9. Timing Requirements - Transcripts for Housing Bonds. Housing transactions, with respect to both single family mortgage bonds and residential development financings, have been especially problematic this year. Transcripts were submitted that were very far from being in substantially final form. We hope that the extended closing period for allocation transactions will alleviate this problem with housing bonds, because we will apply our timing requirements to these bonds as well. We understand that as bond counsel you often have little control over the actual timing of these transactions, so please ensure that the parties that do are aware of our position. In addition, when a transaction includes "innovations" not previously used by Texas issuers, it would be extremely helpful if this office were given a little "heads up."
Please note that beginning September 1, 1997, we will require a certification in the general certificate of each housing finance corporation that they have complied with the reporting requirements of section 394.027, Tex. Local Gov't Code. In addition, Lynn Stuck will be contacting some of you in the near future to discuss the recent amendments to the Housing Finance Corporations Act and changes to our rules with respect thereto.
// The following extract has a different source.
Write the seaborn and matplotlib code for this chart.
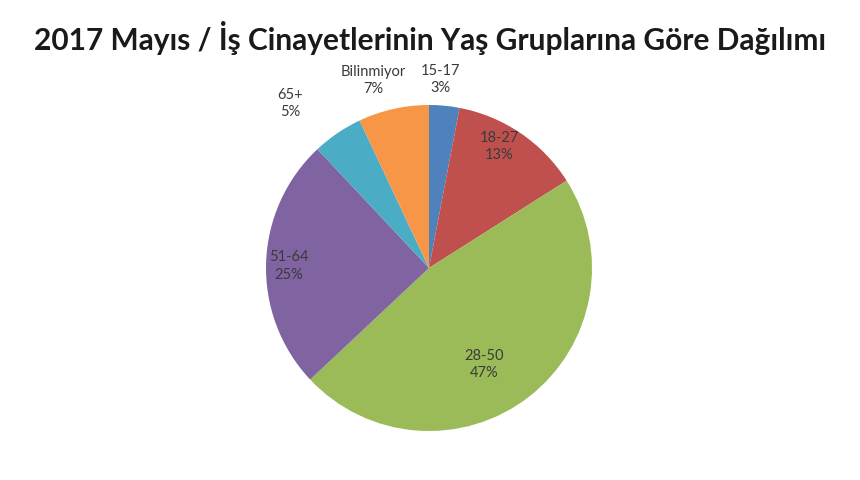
import matplotlib
matplotlib.use("Agg")
import matplotlib.pyplot as plt
import seaborn as sns
import numpy as np

sns.set_theme(style="white")
plt.rcParams['font.family'] = ['Lato', 'DejaVu Sans']

categories = ["15-17", "18-27", "28-50", "51-64", "65+", "Bilinmiyor"]
values = [3, 13, 47, 25, 5, 7]
title = "2017 Mayıs / İş Cinayetlerinin Yaş Gruplarına Göre Dağılımı"

colors = ["#4F81BD", "#C0504D", "#9BBB59", "#8064A2", "#4BACC6", "#F79646"]
label_dist = [1.16, 0.86, 0.68, 0.86, 1.32, 1.20]
angle_shift = [2, 4, -8, 1, 6, 4]

fig = plt.figure(figsize=(8.6, 4.8), dpi=100)
ax = fig.add_axes([0, 0, 1, 1])

cx, cy, r = 429, 480 - 268, 163
wedges, _ = ax.pie(values, colors=colors, startangle=90, counterclock=False,
                   center=(cx, cy), radius=r, frame=True,
                   wedgeprops=dict(linewidth=0))
ax.set_xlim(0, 860)
ax.set_ylim(0, 480)
ax.set_aspect('equal')
ax.axis('off')

for w, cat, v, d, s in zip(wedges, categories, values, label_dist, angle_shift):
    ang = np.deg2rad((w.theta1 + w.theta2) / 2 + s)
    x = cx + d * r * np.cos(ang)
    y = cy + d * r * np.sin(ang)
    ax.text(x, y, f"{cat}\n{v}%", ha='center', va='center', fontsize=10.5,
            color='#3a3a3a', linespacing=1.3)

fig.text(0.5, 0.921, title, ha='center', va='center', fontsize=21.5,
         fontweight='bold', color='#1a1a1a')

fig.savefig("out.png", dpi=100, facecolor='white')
10. Bond Review Board Information Requirements - Revised Form. Attached is a revised form document on which to provide the information requested by the Bond Review Board pursuant to sec. 3.002(h), art. 717k-8, Tex. Rev. Civ. Stat. Ann. The changes are: 1) item 15 has been revised, 2) item 18 has had an additional requirement with respect to "new debt", 3) item 19 has been added, 4) on the second page two questions have been added regarding whether the underwriter paid rating agency fees and bond insurance, 5) the definition of underwriting spread has been changed, and 6) a line has been added for the person completing the form. Please begin using the new form as soon as practicable.